Listing:
** start **

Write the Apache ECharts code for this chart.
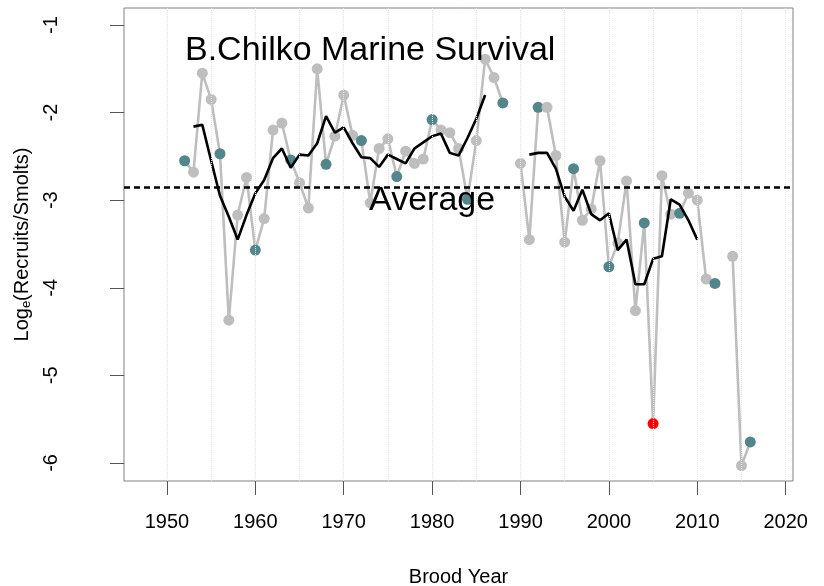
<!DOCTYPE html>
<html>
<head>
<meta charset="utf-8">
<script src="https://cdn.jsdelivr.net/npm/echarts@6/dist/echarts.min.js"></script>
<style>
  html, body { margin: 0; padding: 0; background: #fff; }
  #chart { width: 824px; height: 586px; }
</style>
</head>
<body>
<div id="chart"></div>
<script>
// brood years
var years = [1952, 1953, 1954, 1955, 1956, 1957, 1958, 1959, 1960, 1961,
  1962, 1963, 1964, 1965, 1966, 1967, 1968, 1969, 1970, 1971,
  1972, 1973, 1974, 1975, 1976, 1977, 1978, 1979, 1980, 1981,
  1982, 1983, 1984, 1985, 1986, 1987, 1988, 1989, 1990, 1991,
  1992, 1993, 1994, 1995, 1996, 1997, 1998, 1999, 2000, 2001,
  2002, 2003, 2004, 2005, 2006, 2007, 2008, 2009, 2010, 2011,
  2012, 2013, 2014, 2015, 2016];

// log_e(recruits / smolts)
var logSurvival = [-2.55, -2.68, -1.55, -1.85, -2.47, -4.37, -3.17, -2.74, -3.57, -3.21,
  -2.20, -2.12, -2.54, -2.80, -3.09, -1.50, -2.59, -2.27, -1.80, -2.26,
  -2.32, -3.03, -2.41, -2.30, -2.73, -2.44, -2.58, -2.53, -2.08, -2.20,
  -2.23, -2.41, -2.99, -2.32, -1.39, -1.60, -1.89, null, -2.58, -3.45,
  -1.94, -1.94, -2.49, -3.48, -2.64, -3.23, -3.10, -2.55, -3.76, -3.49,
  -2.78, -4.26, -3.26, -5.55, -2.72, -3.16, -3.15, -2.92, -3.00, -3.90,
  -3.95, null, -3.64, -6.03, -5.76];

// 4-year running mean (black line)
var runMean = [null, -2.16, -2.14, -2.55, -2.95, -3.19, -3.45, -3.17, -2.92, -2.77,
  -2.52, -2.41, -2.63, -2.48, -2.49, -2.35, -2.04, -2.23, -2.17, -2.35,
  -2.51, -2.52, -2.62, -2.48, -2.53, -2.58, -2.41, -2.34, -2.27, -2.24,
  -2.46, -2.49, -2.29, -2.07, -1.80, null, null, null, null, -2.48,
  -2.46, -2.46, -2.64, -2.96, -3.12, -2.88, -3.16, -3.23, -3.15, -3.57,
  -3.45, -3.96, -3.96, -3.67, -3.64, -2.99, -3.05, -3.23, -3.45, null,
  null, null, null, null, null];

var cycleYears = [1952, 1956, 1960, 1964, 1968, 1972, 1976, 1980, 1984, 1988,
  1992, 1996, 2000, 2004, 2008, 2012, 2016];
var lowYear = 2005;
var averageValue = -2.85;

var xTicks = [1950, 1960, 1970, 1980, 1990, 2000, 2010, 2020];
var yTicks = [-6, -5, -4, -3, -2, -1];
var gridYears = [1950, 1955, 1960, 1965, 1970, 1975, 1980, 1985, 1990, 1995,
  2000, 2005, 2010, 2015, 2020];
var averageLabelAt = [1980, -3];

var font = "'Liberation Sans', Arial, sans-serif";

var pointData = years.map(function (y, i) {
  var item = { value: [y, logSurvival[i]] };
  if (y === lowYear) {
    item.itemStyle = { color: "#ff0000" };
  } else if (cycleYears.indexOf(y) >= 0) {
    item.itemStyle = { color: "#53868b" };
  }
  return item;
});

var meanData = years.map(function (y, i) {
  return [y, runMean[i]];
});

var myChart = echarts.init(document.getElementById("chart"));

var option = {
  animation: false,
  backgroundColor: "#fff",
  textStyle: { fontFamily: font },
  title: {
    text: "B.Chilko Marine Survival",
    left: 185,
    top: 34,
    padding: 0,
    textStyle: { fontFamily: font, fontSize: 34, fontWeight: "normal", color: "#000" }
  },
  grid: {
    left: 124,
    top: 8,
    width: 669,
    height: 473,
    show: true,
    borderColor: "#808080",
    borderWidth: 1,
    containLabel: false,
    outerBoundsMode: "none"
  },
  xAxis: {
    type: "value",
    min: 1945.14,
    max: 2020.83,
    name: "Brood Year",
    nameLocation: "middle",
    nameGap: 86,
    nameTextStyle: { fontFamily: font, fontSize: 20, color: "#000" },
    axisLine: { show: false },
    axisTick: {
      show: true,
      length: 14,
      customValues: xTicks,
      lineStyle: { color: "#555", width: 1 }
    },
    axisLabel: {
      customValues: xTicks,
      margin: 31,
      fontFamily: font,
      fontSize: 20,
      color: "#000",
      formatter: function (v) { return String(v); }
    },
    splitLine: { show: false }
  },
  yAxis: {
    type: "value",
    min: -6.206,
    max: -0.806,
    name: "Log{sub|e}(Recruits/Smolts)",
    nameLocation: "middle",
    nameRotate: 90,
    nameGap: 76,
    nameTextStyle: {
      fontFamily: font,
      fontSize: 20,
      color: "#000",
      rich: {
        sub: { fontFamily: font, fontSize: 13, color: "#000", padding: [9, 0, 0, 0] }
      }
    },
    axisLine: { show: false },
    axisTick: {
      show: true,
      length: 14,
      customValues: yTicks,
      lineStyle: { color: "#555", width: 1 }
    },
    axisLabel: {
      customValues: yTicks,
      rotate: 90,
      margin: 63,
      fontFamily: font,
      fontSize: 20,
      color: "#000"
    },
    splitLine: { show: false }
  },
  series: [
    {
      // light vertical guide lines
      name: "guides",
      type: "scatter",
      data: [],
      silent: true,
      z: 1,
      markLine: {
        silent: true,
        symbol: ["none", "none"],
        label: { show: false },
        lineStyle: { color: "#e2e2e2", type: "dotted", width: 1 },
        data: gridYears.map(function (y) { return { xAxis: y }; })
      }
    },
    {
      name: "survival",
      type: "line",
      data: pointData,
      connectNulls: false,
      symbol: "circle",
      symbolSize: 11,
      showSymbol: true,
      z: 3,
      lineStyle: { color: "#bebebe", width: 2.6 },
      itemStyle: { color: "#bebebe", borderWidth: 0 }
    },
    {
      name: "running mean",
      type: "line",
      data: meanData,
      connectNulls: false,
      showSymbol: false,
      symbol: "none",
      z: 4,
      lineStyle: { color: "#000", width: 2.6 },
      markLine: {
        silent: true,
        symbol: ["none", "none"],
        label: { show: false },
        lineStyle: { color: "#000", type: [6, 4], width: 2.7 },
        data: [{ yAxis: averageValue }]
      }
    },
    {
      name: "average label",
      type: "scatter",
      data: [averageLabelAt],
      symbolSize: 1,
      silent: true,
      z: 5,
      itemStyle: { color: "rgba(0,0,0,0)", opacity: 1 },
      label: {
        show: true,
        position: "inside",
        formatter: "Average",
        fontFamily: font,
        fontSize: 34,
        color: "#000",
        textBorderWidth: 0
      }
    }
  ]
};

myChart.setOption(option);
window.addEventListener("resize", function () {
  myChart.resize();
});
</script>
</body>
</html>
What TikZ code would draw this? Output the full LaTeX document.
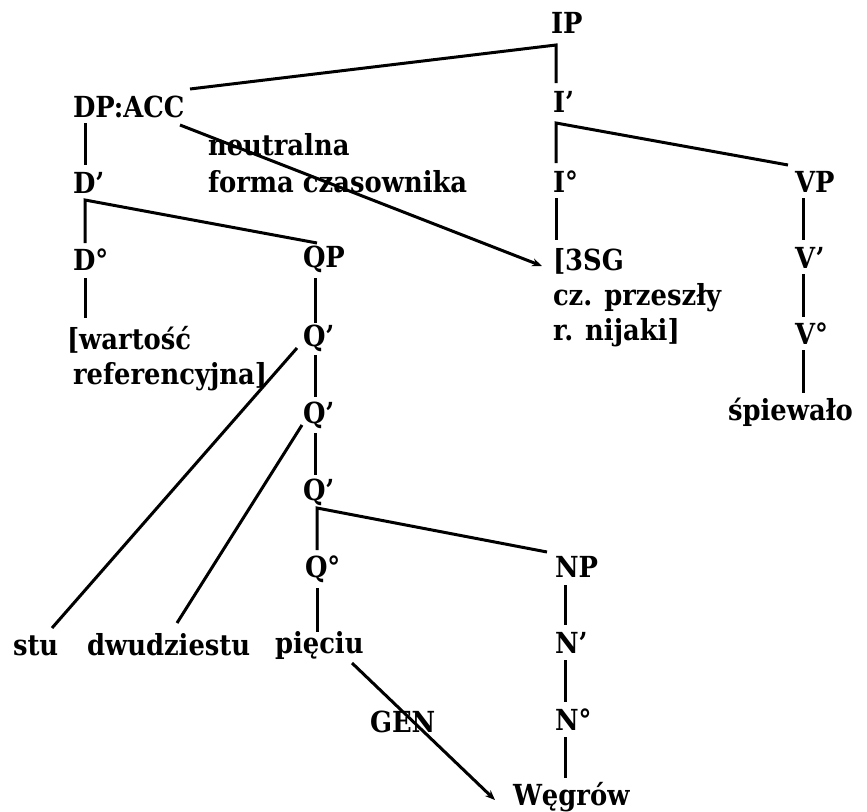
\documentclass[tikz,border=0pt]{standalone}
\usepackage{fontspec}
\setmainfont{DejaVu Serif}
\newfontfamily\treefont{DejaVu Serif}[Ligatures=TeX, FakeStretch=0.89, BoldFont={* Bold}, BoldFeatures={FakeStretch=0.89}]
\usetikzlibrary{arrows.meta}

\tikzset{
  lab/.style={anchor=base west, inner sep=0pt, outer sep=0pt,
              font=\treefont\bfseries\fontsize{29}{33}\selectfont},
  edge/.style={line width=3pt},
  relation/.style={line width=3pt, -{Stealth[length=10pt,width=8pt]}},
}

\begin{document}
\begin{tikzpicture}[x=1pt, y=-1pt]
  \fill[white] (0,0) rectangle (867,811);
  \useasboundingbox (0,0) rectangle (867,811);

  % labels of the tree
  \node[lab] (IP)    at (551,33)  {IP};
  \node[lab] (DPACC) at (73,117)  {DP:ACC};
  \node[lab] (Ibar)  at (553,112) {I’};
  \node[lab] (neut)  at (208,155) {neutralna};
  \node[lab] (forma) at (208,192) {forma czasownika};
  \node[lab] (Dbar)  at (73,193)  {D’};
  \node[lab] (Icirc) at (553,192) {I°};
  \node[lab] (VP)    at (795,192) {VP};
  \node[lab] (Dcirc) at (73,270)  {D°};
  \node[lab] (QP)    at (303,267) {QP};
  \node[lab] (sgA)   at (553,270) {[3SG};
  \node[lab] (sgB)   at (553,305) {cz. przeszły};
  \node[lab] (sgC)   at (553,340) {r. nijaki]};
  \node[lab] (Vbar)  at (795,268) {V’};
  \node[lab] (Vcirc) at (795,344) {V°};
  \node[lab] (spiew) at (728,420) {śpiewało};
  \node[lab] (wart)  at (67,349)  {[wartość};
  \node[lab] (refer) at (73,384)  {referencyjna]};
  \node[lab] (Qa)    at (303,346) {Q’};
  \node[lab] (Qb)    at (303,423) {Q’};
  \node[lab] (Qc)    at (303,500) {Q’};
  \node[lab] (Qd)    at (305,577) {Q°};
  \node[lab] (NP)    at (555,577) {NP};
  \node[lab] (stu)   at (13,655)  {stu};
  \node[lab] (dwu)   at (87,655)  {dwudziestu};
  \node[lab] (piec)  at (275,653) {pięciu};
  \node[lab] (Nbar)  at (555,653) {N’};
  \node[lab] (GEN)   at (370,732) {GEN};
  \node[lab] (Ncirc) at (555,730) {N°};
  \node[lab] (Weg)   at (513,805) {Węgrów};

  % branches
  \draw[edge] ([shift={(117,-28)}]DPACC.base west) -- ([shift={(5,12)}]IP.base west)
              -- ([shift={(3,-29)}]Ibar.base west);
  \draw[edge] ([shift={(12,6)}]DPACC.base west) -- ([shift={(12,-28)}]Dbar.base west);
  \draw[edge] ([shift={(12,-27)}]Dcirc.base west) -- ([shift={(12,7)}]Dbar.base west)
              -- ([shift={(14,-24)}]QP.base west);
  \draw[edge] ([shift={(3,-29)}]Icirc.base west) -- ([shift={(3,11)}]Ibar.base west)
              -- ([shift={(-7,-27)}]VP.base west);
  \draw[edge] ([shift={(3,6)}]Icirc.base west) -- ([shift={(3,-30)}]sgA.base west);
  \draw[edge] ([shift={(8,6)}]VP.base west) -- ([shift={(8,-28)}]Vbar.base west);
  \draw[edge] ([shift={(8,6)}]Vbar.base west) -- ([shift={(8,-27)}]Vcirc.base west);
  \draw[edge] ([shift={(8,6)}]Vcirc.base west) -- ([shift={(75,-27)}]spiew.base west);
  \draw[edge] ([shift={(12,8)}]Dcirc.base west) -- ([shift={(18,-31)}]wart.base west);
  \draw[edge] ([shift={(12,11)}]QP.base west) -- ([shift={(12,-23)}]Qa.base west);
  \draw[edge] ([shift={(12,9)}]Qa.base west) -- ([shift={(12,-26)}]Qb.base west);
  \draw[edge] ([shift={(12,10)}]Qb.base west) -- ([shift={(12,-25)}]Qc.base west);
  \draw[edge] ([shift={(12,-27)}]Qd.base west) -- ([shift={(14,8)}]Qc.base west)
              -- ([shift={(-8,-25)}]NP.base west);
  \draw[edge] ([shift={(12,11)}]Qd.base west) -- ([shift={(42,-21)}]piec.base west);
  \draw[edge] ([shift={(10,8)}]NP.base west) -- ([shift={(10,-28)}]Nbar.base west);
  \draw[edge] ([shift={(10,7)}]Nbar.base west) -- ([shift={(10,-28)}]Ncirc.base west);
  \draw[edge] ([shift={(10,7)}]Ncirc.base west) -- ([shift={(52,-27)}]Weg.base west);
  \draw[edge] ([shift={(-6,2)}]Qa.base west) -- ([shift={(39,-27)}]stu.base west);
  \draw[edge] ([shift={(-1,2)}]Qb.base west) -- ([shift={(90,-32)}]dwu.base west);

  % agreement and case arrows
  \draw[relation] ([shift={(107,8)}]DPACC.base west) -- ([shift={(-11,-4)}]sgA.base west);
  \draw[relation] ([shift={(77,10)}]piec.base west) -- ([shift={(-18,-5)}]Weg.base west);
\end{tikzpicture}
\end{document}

** end **

What this task involves: In the entries above, find the line that contains "2012, 2013, 2014, 2015, 2016];", then repeat exactly every line from the first one through that line, with no pictures.

Finished exercise:
Write the Apache ECharts code for this chart.
<!DOCTYPE html>
<html>
<head>
<meta charset="utf-8">
<script src="https://cdn.jsdelivr.net/npm/echarts@6/dist/echarts.min.js"></script>
<style>
  html, body { margin: 0; padding: 0; background: #fff; }
  #chart { width: 824px; height: 586px; }
</style>
</head>
<body>
<div id="chart"></div>
<script>
// brood years
var years = [1952, 1953, 1954, 1955, 1956, 1957, 1958, 1959, 1960, 1961,
  1962, 1963, 1964, 1965, 1966, 1967, 1968, 1969, 1970, 1971,
  1972, 1973, 1974, 1975, 1976, 1977, 1978, 1979, 1980, 1981,
  1982, 1983, 1984, 1985, 1986, 1987, 1988, 1989, 1990, 1991,
  1992, 1993, 1994, 1995, 1996, 1997, 1998, 1999, 2000, 2001,
  2002, 2003, 2004, 2005, 2006, 2007, 2008, 2009, 2010, 2011,
  2012, 2013, 2014, 2015, 2016];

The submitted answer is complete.